Why fertility awareness education in Australia should be mandatory

Why fertility awareness education in Australia should be mandatory

By Dr Devora Lieberman, Medical Director, City Fertility New South Wales clinics

When I tell people what I do for a living, one of the most common responses is something along the lines of: ‘Wow, business must be booming with women leaving it so late these days.’

Trying to start a family in a woman’s late 30’s or early 40’s is hardly a new phenomenon. In fact, 20 years ago the American Society for Reproductive Medicine ran a controversial education campaign with billboards and magazine ads like this one:

Source American Society for Reproductive Medicine

I blame over-cautious family planners, for leading people to believe that every single act of unprotected intercourse will lead to a pregnancy.  In fact, human beings are ridiculously inefficient reproducers.

For women, the greatest challenge is ageing eggs that are more likely to be chromosomally abnormal.  That’s why everything gets harder as we get older- getting pregnant, staying pregnant, and increased risks of conditions like Down syndrome.

Even at the age of 22, a woman’s monthly chance of conception is on the order of 25%.  Monthly fertility declines slowly to age 35, when the possibility is around 15%. After 37, the slope gets very steep.  By 42, half of us will not be able to conceive at all with our own eggs.

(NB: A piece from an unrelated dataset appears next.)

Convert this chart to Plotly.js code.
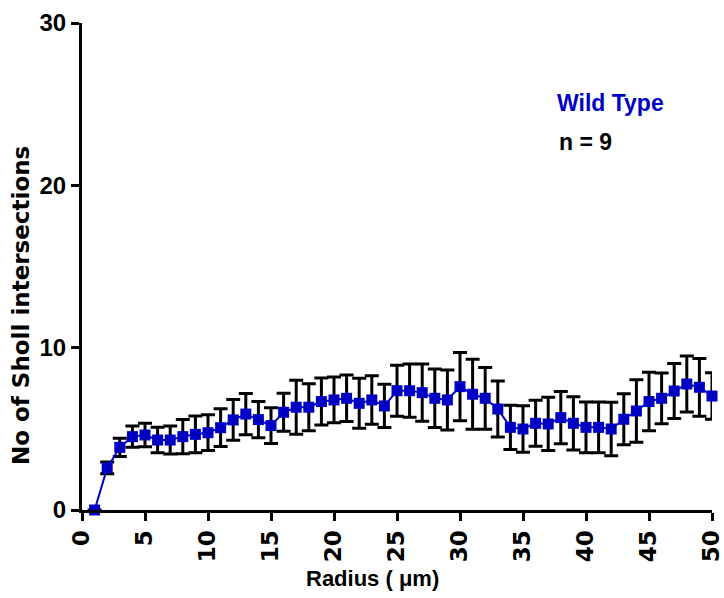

An Australian study in 2013 (K. Hammarberg et al., 2013) found that men and women underestimated, by about 10 years, the age at which male and female fertility starts to decline.  Only 1 in 4 correctly identified that female fertility starts to decline before age 35, and only 1 in 3 identified that male fertility starts to decline before the age of 45. The past 50 years have seen a paradigmatic shift in the roles women play in and out of the home.  Increased levels of higher education and professional workforce participation have come at the price of later childbearing and increasing rates of childlessness.

The age-related decline in fertility has been the subject of media attention in Australia for nearly two decades, yet levels of fertility awareness in the community are surprisingly low. The majority of men and women underestimate the age at which female fertility starts to decline.

Inclusion of fertility awareness education in school and in the GP’s office can contribute to better understanding of reproductive health and enable people to better plan their families from an earlier age.